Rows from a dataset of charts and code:
******

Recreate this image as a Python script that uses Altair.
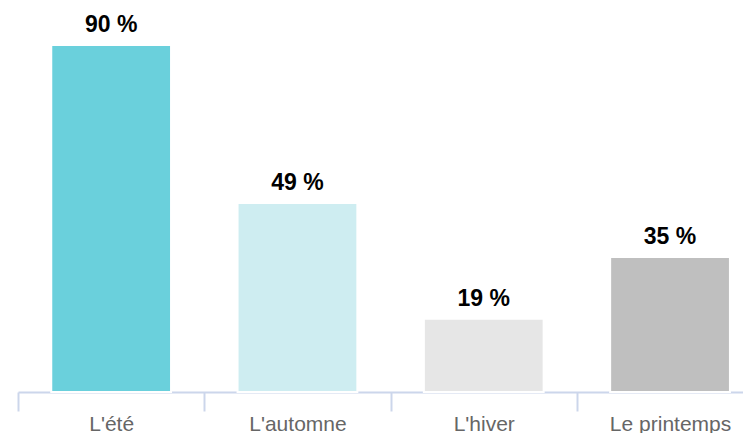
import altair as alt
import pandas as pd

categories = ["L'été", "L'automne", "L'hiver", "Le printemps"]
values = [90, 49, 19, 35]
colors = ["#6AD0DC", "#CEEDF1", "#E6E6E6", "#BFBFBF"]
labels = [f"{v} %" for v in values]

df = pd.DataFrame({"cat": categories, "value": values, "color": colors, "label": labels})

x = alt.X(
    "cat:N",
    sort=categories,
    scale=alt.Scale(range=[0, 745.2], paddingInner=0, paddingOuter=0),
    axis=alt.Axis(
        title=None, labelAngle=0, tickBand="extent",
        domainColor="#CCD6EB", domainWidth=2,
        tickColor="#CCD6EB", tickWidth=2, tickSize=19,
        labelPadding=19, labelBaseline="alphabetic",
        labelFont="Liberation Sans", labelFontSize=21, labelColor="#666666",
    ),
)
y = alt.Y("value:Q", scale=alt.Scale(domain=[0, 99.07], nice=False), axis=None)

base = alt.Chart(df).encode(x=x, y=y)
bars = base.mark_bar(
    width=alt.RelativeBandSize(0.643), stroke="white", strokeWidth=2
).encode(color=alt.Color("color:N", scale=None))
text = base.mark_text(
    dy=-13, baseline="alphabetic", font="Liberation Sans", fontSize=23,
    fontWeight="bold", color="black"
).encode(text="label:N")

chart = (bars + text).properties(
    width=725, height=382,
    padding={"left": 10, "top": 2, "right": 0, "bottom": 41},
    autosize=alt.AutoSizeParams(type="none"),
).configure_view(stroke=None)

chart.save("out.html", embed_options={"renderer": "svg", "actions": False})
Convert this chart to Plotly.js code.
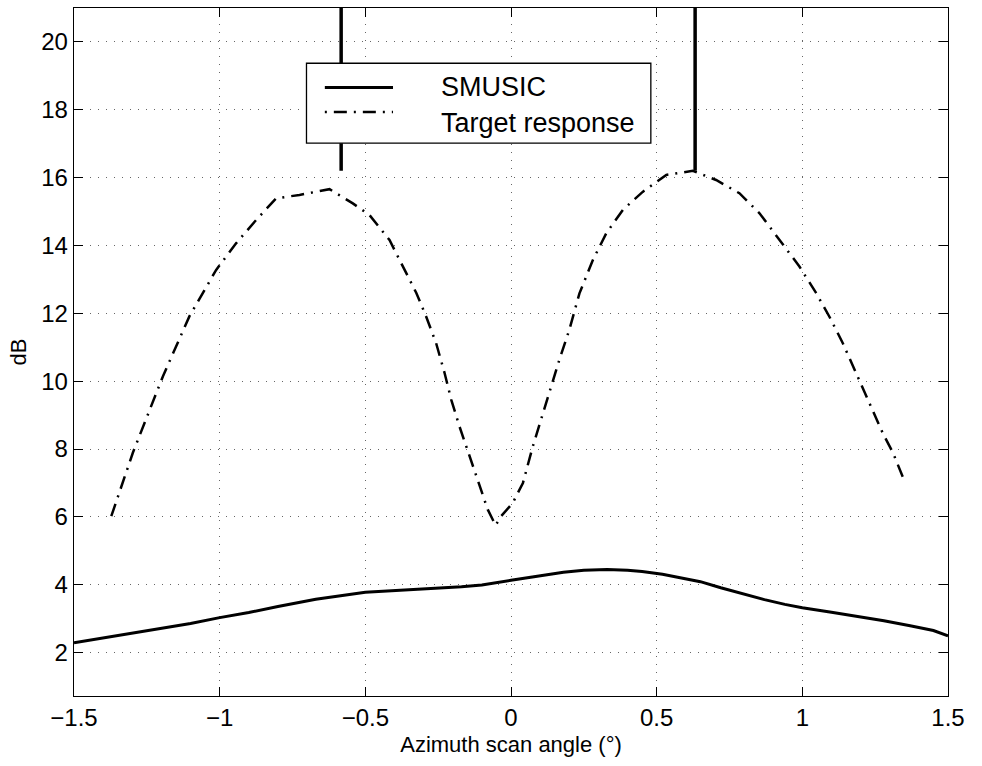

******

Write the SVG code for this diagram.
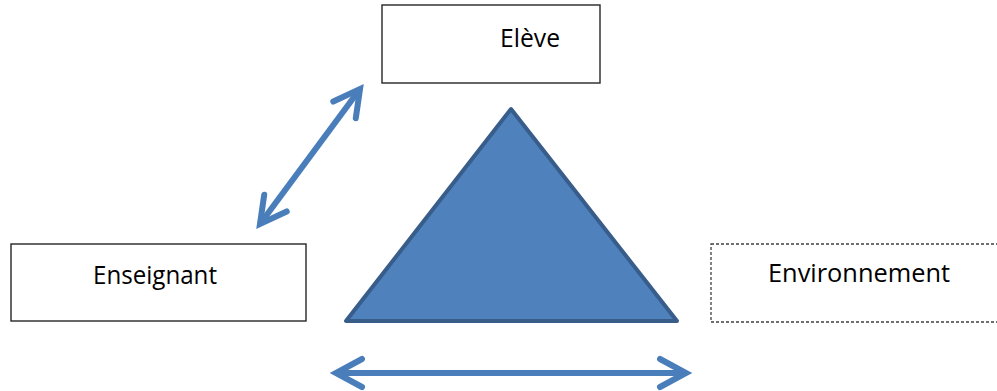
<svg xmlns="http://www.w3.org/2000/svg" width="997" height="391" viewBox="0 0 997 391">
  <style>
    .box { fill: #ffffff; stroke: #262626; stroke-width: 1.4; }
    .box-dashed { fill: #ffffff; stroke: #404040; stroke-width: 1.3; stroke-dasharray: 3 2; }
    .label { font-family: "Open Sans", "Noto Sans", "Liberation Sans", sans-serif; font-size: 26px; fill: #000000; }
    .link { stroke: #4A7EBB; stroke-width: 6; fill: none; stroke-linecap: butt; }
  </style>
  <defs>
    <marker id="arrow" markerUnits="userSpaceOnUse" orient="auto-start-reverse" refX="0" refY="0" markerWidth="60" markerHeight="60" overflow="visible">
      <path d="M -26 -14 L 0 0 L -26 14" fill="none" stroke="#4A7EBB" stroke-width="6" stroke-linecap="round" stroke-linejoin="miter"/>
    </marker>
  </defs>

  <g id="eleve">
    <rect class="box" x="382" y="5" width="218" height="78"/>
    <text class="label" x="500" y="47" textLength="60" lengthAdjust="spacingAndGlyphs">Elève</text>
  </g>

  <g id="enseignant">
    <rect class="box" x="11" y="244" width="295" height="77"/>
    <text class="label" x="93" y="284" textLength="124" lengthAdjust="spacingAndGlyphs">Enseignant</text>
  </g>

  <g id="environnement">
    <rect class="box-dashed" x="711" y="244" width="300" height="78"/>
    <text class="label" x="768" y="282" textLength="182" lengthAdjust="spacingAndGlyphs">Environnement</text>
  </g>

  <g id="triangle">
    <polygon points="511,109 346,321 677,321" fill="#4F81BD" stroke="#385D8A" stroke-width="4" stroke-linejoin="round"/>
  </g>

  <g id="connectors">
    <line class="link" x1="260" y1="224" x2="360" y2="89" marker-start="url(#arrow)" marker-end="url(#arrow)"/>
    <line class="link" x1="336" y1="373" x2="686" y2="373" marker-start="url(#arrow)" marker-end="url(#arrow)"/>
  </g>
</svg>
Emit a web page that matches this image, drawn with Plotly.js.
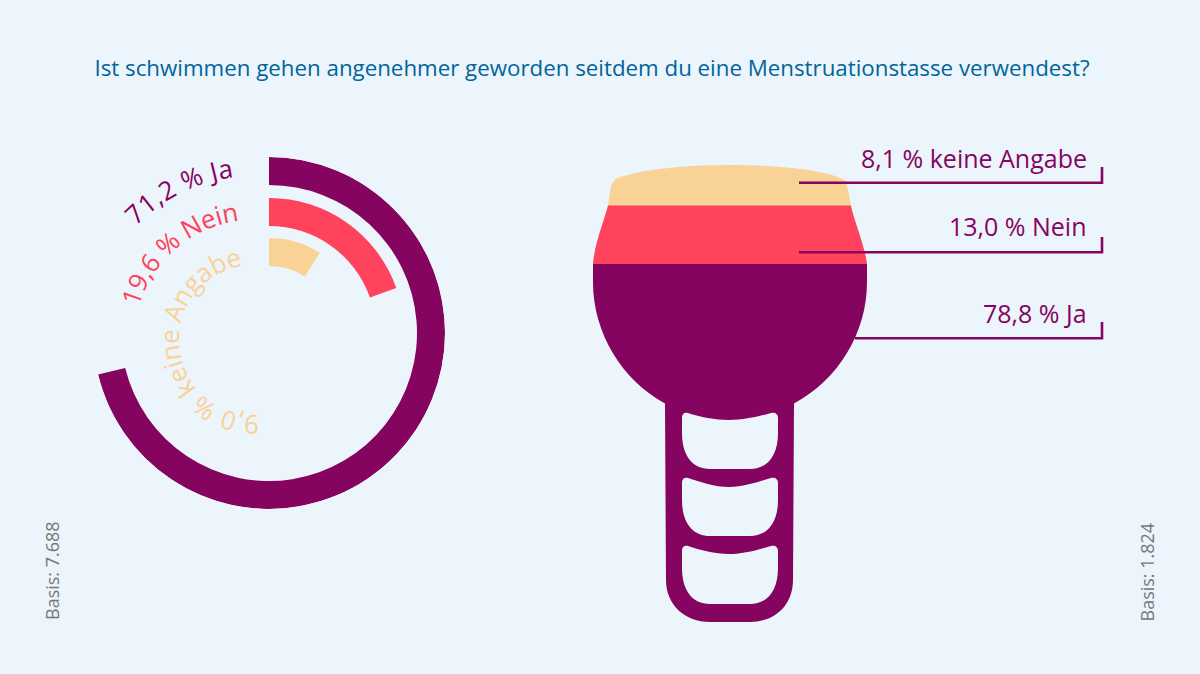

******

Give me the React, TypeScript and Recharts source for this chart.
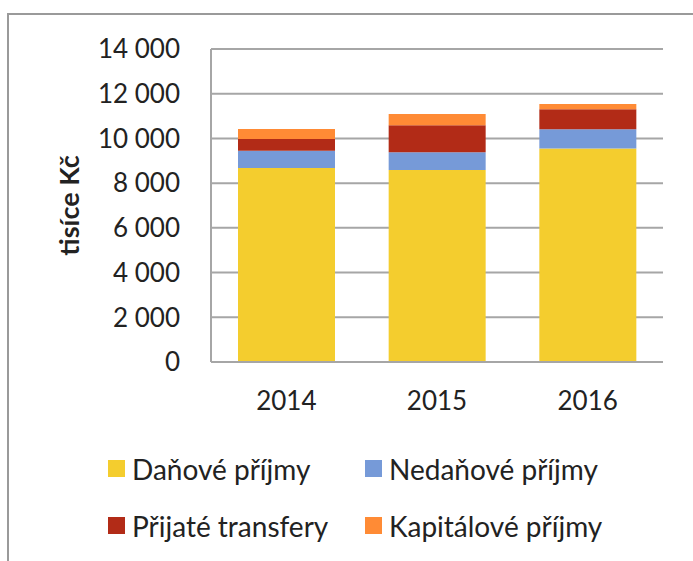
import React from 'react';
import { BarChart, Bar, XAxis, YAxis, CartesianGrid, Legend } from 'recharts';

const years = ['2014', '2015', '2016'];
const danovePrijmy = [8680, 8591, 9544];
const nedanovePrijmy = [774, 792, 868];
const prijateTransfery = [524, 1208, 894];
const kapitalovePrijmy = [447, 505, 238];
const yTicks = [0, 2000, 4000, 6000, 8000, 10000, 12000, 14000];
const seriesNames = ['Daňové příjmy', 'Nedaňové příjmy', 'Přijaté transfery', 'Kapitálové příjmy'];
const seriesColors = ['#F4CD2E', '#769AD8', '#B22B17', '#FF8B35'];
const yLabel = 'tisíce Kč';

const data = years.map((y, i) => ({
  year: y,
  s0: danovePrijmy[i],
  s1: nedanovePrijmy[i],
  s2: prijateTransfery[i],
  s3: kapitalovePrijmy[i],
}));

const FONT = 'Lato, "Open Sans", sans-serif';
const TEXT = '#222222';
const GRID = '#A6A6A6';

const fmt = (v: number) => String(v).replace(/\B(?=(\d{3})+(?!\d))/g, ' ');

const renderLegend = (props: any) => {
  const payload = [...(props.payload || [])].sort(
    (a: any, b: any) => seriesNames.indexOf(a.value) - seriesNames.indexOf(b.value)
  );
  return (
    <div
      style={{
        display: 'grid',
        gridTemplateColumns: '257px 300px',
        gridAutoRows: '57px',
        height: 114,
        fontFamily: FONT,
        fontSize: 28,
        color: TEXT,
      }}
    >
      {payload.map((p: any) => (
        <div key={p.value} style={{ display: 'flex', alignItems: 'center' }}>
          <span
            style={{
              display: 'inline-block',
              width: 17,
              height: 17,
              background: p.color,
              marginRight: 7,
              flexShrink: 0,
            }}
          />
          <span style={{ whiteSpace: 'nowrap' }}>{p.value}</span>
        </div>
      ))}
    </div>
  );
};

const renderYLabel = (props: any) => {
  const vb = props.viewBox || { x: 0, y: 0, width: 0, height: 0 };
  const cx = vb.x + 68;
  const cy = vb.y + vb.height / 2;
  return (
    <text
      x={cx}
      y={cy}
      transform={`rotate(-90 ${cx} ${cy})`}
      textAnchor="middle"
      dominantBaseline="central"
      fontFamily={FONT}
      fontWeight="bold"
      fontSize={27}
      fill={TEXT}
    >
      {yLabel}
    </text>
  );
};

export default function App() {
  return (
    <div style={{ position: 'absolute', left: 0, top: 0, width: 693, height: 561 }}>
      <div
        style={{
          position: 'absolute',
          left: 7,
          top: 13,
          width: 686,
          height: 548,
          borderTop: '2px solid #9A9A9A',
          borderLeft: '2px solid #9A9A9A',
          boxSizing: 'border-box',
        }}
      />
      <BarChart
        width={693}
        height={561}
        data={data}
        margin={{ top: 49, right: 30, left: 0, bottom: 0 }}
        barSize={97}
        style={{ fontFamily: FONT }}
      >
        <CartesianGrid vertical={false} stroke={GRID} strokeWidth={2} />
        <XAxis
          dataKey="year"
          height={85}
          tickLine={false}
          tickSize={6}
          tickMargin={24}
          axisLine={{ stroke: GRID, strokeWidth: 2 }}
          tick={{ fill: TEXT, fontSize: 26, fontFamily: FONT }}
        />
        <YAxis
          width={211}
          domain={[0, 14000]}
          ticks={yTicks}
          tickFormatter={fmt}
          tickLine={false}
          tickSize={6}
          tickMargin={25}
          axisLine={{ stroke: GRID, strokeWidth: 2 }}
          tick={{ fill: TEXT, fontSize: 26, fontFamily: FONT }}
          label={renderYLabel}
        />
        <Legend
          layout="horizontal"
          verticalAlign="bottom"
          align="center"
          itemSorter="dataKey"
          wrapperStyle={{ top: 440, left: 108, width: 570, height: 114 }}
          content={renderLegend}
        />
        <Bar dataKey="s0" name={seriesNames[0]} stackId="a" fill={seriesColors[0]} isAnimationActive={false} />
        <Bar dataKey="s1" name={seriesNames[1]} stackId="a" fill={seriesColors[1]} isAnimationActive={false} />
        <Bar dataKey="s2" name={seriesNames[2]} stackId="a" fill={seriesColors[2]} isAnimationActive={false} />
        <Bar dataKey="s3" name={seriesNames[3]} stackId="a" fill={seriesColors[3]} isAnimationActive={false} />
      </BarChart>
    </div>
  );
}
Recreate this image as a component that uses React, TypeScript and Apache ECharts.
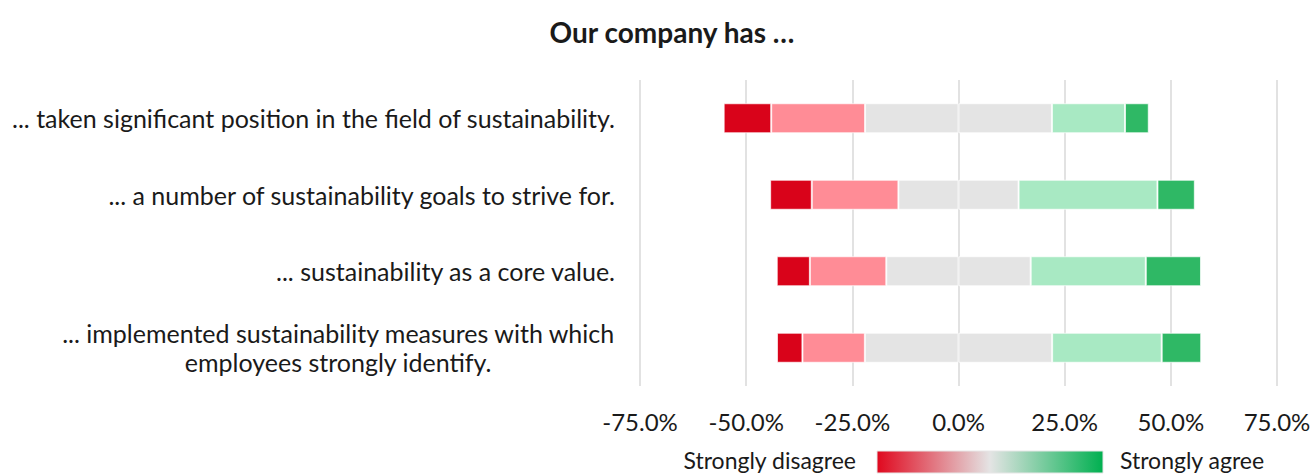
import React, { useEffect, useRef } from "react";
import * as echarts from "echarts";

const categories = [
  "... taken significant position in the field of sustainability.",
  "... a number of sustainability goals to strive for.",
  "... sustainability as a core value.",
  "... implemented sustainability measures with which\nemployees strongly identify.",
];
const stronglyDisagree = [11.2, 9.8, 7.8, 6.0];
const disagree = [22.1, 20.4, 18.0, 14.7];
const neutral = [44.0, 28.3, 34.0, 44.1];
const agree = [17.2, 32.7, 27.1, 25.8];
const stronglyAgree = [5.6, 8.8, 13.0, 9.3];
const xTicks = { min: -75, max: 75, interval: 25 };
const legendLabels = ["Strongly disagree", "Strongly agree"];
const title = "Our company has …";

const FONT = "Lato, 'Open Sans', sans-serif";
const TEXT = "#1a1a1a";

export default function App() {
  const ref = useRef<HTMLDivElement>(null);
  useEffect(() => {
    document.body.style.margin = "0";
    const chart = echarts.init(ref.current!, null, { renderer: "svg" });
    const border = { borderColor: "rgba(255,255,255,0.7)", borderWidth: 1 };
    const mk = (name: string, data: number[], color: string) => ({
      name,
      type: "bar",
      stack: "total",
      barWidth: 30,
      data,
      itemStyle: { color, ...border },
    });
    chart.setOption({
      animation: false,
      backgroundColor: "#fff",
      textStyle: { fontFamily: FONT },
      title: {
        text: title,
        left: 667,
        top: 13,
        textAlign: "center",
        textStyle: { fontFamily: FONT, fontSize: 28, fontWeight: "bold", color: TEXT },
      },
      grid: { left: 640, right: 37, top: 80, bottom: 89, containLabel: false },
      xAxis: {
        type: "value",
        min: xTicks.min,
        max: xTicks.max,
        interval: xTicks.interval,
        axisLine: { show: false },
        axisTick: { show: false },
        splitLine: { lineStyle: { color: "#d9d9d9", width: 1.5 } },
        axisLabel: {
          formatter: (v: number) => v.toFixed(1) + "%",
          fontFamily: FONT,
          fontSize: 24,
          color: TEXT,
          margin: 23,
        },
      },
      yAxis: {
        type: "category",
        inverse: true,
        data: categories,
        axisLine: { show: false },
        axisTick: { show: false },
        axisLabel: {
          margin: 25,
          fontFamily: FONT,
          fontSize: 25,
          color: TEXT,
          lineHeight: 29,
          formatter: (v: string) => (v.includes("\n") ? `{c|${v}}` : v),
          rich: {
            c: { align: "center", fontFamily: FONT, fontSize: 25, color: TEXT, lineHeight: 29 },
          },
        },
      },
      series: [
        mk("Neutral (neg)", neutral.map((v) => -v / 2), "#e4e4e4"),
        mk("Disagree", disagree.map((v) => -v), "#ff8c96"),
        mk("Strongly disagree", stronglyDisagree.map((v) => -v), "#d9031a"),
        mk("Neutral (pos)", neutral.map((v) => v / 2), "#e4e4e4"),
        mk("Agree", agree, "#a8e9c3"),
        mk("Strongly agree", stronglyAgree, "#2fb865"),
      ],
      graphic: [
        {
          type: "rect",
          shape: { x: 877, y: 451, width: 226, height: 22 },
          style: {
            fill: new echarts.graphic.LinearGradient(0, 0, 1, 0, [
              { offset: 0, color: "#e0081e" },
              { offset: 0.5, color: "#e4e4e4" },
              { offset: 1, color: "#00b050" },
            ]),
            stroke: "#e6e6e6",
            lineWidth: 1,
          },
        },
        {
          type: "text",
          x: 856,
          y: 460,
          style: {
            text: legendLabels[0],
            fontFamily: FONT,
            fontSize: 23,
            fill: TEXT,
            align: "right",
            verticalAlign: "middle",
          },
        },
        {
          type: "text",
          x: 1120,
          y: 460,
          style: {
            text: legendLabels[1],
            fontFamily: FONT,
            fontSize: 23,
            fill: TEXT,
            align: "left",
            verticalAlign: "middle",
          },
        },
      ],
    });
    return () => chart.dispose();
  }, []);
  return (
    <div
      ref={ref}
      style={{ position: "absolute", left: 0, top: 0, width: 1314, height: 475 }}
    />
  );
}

******

[Goal]:
Taking the entries above, extract every line from the one bearing "Give me the" through the one bearing "YAxis, CartesianGrid, Legend", exactly, with no pictures.

[Correct answer]:
Give me the React, TypeScript and Recharts source for this chart.
import React from 'react';
import { BarChart, Bar, XAxis, YAxis, CartesianGrid, Legend } from 'recharts';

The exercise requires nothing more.